**What you should do**:
State how many lines hold the word "code", with no other words.
---+---
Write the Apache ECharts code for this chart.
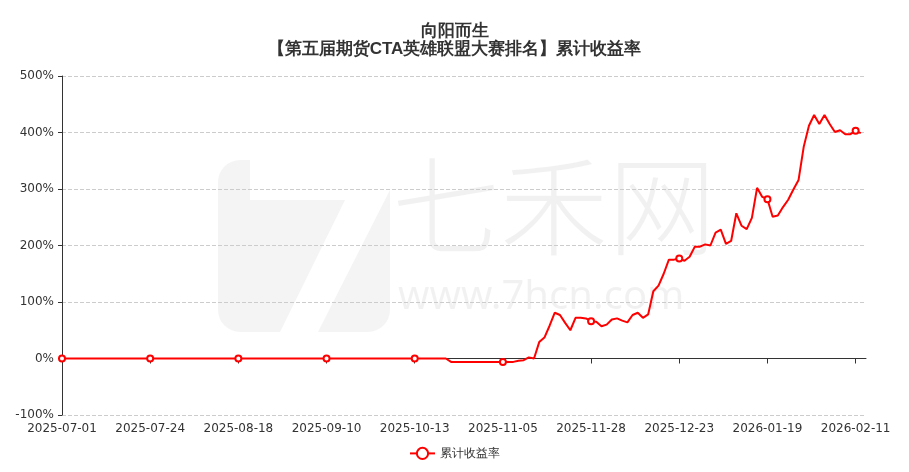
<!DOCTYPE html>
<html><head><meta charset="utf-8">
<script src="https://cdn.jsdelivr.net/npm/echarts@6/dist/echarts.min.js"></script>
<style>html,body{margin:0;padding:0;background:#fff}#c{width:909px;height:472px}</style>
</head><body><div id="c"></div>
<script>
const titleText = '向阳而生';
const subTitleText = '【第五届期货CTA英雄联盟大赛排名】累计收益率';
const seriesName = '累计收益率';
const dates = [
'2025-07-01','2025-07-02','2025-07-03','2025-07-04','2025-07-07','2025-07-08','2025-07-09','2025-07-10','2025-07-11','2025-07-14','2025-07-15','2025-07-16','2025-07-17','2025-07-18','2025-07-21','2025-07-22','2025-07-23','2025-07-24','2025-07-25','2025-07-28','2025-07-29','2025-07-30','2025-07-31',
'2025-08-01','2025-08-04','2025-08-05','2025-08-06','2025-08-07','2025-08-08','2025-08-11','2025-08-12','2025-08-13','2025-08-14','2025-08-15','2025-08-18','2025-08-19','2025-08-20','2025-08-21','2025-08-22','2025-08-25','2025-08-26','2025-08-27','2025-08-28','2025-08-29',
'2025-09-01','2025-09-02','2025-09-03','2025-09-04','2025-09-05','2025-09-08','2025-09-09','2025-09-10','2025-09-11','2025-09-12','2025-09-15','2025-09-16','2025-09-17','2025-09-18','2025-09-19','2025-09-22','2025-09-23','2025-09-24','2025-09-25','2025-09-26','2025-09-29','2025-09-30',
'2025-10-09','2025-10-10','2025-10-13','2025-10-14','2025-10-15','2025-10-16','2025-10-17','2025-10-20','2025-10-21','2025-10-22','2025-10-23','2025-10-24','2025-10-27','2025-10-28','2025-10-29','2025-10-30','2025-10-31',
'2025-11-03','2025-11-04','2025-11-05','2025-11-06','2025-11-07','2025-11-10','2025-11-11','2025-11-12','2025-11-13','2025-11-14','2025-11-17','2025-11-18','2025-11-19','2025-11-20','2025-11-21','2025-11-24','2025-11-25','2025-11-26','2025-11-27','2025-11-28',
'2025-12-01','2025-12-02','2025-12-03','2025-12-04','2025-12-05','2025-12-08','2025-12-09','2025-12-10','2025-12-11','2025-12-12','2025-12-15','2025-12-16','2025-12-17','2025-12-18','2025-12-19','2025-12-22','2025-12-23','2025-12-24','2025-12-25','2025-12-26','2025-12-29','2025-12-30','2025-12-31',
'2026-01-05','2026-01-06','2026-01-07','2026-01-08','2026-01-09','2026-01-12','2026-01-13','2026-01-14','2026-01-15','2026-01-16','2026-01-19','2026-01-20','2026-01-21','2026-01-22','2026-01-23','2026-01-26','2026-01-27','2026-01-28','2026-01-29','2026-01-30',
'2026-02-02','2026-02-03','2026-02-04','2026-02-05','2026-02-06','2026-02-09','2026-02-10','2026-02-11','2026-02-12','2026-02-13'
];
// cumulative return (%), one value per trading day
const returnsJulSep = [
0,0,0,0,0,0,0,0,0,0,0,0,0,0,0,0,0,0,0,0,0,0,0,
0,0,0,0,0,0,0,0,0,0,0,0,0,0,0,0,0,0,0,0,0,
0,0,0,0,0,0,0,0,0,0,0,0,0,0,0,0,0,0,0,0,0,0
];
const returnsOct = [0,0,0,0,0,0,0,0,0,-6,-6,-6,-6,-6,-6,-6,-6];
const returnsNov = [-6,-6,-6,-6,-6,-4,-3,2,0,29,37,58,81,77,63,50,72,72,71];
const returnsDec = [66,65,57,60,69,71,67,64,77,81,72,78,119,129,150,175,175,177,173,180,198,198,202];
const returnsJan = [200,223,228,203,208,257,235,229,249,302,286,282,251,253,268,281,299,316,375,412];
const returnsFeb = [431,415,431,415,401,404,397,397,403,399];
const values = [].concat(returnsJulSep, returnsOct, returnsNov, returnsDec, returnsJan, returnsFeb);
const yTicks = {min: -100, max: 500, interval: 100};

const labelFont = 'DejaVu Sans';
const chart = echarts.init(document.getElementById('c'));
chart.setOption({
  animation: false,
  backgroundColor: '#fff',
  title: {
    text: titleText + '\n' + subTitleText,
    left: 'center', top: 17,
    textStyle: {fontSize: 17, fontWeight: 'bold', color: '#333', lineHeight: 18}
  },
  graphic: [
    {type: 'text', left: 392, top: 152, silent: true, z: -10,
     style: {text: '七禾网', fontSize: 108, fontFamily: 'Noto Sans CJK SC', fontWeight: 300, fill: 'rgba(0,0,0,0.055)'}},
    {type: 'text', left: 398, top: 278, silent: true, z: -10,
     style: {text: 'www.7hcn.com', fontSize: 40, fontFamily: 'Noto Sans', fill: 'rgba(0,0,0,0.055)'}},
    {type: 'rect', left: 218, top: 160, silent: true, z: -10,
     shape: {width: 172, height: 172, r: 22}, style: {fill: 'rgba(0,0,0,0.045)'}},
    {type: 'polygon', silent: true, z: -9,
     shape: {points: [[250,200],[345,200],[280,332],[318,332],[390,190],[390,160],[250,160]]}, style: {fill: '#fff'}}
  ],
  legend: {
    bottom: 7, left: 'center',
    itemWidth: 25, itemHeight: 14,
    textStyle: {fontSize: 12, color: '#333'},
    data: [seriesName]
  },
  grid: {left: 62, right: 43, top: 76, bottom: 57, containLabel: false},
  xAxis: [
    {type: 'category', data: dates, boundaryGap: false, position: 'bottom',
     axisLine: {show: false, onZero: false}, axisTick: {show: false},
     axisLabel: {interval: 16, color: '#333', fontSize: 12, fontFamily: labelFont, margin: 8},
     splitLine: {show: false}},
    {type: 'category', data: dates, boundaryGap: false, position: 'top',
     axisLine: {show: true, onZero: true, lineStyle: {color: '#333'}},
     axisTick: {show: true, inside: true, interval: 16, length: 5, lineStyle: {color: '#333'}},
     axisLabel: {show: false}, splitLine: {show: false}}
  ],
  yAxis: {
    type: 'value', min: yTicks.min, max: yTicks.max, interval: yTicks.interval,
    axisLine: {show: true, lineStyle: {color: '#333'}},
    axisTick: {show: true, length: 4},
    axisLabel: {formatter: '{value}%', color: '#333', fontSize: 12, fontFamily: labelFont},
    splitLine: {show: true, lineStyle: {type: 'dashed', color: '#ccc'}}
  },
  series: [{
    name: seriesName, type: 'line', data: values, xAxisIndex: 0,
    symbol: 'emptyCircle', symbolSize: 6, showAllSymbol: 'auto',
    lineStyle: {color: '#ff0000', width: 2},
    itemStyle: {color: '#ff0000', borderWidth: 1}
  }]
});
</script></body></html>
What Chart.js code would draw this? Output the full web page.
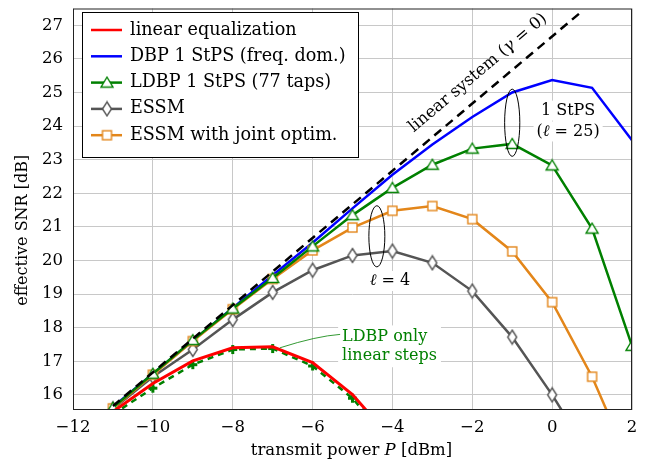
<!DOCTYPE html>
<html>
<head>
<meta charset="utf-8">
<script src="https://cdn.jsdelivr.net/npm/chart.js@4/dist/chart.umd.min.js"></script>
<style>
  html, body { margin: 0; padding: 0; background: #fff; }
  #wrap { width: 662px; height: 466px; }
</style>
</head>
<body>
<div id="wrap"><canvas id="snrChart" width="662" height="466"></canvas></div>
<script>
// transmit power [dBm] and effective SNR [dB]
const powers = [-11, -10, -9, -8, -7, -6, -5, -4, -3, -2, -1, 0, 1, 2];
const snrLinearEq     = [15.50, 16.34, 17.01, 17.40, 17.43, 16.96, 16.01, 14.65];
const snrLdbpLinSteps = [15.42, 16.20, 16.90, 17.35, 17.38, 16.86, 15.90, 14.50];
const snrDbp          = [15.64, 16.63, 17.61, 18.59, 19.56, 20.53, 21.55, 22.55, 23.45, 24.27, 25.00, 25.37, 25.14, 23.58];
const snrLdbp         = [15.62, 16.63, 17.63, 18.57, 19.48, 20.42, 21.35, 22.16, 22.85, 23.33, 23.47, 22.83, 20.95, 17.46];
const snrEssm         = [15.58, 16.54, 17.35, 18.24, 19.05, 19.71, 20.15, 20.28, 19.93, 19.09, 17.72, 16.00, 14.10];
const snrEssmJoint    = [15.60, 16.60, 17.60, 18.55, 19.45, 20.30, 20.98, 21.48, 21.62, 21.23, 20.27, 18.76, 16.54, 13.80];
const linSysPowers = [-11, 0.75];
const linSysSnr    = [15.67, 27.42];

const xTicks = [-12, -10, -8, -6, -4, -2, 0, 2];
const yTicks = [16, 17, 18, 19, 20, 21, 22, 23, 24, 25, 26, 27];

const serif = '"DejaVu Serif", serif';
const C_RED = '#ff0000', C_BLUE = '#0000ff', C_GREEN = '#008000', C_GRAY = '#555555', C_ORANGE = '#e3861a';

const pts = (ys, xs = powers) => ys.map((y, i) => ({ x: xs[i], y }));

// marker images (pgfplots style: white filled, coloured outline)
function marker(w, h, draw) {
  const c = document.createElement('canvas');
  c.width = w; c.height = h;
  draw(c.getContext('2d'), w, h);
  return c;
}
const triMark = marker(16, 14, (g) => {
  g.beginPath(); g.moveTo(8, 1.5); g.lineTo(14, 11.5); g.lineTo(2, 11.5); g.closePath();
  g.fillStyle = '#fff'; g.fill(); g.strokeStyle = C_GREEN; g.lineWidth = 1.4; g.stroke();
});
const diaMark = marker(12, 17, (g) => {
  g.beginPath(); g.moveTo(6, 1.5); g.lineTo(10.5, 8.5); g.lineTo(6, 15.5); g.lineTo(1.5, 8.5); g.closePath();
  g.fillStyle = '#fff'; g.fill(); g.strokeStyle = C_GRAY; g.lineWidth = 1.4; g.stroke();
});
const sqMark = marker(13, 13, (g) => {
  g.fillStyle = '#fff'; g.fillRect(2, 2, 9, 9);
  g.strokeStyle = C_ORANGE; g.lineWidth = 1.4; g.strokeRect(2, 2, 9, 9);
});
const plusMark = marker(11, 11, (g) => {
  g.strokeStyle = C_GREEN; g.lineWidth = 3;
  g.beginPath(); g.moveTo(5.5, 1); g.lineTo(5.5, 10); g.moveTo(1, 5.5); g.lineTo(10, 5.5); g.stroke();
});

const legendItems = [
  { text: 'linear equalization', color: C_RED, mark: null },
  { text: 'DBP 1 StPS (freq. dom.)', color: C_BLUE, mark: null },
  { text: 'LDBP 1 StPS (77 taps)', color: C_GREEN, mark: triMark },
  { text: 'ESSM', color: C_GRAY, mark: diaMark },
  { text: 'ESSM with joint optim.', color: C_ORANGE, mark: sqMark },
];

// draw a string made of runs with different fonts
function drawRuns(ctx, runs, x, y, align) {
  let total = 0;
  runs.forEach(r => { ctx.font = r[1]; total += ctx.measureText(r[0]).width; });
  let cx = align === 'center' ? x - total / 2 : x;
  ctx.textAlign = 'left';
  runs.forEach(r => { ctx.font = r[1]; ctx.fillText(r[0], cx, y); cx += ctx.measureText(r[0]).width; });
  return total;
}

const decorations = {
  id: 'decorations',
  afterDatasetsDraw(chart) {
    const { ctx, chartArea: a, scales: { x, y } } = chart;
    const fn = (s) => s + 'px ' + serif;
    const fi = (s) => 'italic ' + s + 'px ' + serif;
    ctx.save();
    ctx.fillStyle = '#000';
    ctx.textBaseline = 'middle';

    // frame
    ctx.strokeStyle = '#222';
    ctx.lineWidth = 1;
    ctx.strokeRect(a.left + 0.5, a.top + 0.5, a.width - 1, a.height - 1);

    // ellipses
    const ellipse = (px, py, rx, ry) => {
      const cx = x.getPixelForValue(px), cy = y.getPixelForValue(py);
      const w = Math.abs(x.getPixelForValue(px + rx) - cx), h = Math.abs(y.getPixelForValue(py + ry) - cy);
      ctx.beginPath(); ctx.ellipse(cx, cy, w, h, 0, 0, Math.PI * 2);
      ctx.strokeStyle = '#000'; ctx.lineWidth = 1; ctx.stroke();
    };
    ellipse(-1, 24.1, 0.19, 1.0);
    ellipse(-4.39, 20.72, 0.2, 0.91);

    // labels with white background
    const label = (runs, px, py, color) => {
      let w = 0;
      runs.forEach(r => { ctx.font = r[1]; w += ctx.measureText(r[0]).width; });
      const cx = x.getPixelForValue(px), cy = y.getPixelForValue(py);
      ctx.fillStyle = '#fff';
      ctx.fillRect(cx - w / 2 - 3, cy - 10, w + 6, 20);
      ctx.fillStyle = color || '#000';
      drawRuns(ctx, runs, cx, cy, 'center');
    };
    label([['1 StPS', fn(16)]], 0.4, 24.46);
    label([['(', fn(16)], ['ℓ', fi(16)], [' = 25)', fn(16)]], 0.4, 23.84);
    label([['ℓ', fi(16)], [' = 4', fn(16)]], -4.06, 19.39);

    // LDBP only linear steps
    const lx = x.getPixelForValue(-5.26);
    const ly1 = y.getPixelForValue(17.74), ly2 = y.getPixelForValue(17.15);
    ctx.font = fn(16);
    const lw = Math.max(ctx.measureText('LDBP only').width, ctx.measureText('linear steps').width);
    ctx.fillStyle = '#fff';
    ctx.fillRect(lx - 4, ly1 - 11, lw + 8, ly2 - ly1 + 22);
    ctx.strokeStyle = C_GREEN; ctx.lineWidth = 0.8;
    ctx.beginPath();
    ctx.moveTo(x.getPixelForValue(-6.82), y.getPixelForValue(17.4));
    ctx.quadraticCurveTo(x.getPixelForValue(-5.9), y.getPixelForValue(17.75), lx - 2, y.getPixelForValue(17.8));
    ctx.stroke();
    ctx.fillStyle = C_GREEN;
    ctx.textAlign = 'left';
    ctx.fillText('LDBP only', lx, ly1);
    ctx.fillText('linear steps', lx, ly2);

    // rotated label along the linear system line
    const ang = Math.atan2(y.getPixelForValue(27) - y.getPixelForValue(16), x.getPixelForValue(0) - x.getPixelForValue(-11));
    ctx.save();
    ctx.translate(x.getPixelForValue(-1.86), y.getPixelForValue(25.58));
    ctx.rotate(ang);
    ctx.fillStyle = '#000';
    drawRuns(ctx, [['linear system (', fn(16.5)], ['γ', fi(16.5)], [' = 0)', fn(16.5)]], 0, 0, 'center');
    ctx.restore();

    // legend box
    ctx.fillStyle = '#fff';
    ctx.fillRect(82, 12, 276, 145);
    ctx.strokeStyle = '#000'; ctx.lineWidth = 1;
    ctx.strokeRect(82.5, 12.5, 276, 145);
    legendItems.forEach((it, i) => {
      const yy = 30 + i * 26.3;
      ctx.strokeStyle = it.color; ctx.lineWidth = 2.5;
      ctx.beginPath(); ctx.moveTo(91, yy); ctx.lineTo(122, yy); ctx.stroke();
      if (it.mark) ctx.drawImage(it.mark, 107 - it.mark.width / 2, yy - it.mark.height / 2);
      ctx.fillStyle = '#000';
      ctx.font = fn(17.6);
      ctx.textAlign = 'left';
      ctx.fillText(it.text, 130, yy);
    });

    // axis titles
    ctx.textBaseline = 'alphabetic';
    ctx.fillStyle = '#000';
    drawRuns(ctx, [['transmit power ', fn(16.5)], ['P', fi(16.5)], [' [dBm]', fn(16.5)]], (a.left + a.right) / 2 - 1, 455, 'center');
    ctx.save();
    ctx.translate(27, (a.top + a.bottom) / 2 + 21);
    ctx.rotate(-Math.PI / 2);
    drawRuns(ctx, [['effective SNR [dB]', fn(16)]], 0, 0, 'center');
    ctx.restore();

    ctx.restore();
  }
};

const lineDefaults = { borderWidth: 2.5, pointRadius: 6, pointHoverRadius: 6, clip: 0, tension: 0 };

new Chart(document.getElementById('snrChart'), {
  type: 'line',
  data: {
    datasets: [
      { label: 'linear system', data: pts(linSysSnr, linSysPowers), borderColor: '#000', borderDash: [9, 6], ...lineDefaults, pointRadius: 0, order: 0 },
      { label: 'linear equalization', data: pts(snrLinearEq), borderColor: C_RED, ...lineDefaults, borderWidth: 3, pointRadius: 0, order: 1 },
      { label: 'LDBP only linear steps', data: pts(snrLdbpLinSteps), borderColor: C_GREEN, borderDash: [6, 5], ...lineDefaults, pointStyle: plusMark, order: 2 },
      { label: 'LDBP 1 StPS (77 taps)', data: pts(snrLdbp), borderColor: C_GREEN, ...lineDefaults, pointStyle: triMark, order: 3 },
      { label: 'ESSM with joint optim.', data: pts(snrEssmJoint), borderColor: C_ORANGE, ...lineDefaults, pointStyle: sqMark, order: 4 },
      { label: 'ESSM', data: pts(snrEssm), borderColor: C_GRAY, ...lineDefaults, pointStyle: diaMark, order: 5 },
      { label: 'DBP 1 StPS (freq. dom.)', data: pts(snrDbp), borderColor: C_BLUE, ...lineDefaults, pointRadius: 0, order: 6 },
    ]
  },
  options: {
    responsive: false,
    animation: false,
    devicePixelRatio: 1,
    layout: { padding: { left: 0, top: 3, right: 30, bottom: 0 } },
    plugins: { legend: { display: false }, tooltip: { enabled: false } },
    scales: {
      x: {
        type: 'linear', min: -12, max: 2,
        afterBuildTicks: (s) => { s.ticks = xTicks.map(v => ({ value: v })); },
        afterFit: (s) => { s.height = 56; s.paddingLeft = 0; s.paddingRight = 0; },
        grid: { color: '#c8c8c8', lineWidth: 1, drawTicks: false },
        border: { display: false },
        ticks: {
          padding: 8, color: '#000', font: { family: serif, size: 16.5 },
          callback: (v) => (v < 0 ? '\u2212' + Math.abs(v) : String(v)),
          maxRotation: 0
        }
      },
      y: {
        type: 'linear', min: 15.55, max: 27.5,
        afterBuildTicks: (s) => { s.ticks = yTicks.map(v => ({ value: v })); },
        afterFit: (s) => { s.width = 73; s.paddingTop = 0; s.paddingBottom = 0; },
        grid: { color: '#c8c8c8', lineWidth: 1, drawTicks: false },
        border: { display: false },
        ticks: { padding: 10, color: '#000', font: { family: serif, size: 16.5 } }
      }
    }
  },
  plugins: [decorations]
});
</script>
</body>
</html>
---+---
**Written answer**:
2